Les dessins des deux motifs principaux ne répondent pas qu’à une logique « esthétique » : chaque dessin constitue l’esprit du tapis, qui est à la fois œuvre, jeu et, surtout, échange. Chaque image s’inspire des dessins des participants sollicités par les artistes dans leur projet de « traductions » et « dicibilité » de soi à travers la langue ; les couleurs aussi sont chargés symboliquement : par exemple, la première série ds cartes au dos bleu renvoie à « l’océan des langues », qui a été symboliquement le premier contexte d’élaboration du travail et dénominateur commun des migrants. Le dos marron nait du ressenti des artistes de la "concreté" de la ville de Saint Denis, contexte complètement différent, où à été engendrée la deuxième série de cartes.
Sur l’autre côté de la carte, une phrase écrite par un participant, ainsi que sa traduction en français, est présente, selon un sujet qui est écrit en haut à gauche de la phrase. Souvent le texte est trop long et est divisé en plusieurs cartes appartenant à une même famille, c'est-à-dire à un même thème, que l’on peut reconnaitre grâce à la couleur du petit losange placée au-dessus du texte.

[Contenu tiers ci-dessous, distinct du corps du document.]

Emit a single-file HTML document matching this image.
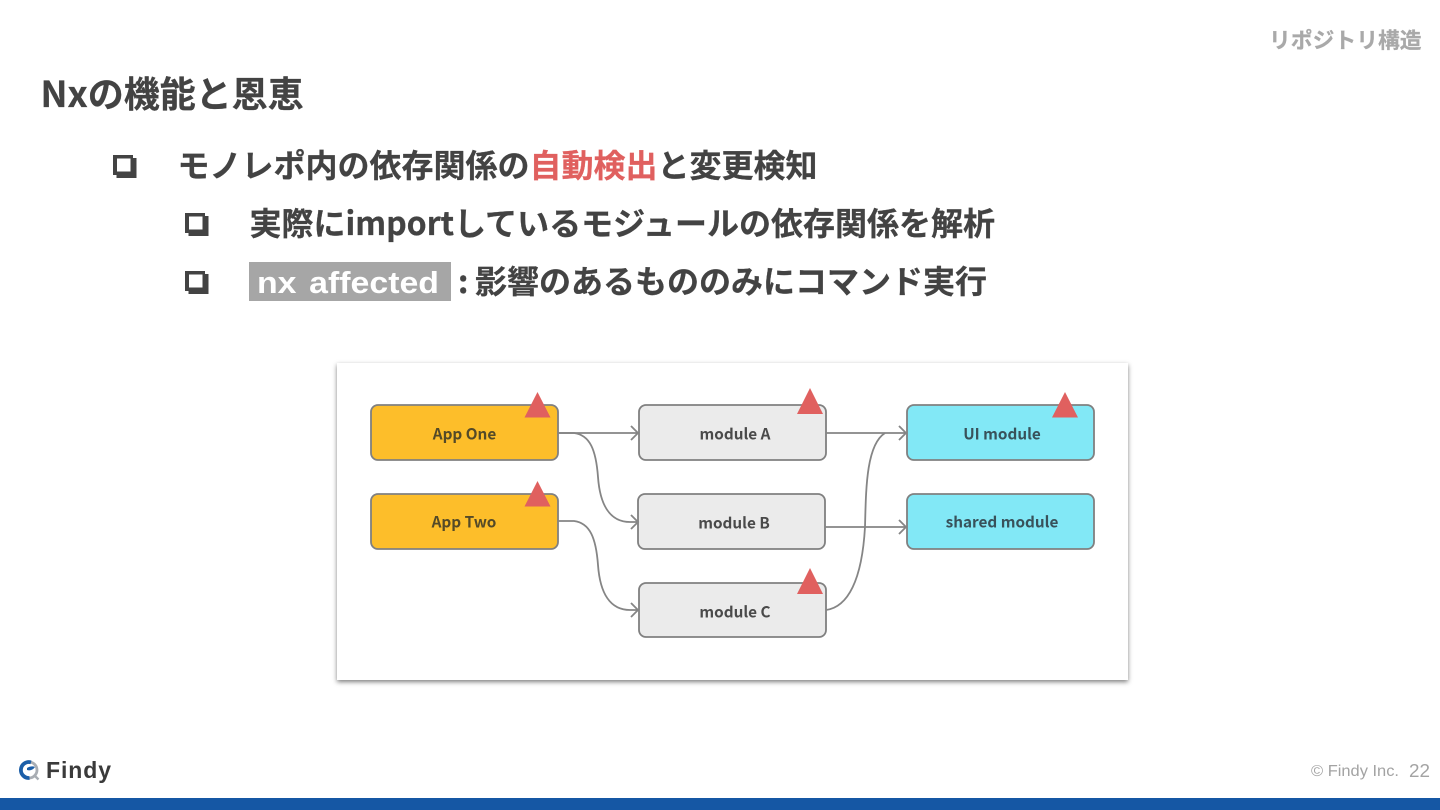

Cependant, comme on l'a vu, le mode d'emploi n'est pas figé. Le jeu n’arrive jamais à atteindre une forme finie et consiste à créer de plus en plus une relation aux autres, au moyen d’une langue, qui englobe tellement de traits culturels et de personnalité qu’il est impossible de s’en saisir complètement et en trouvant un sens univoque au message et soustraits des cartes. La rencontre et la valorisation des voix, des points de vue et des expériences diverses de locuteurs est au cœur du dispositif.
Le dispositif est, ainsi, un travail participatif, interactif, réflexif, évolutif, relationnel et transculturel et permet à tous de se mettre en relation à l'autre, en écoutant son histoire, ses repères identitaires et culturelles qui émergent par la langue.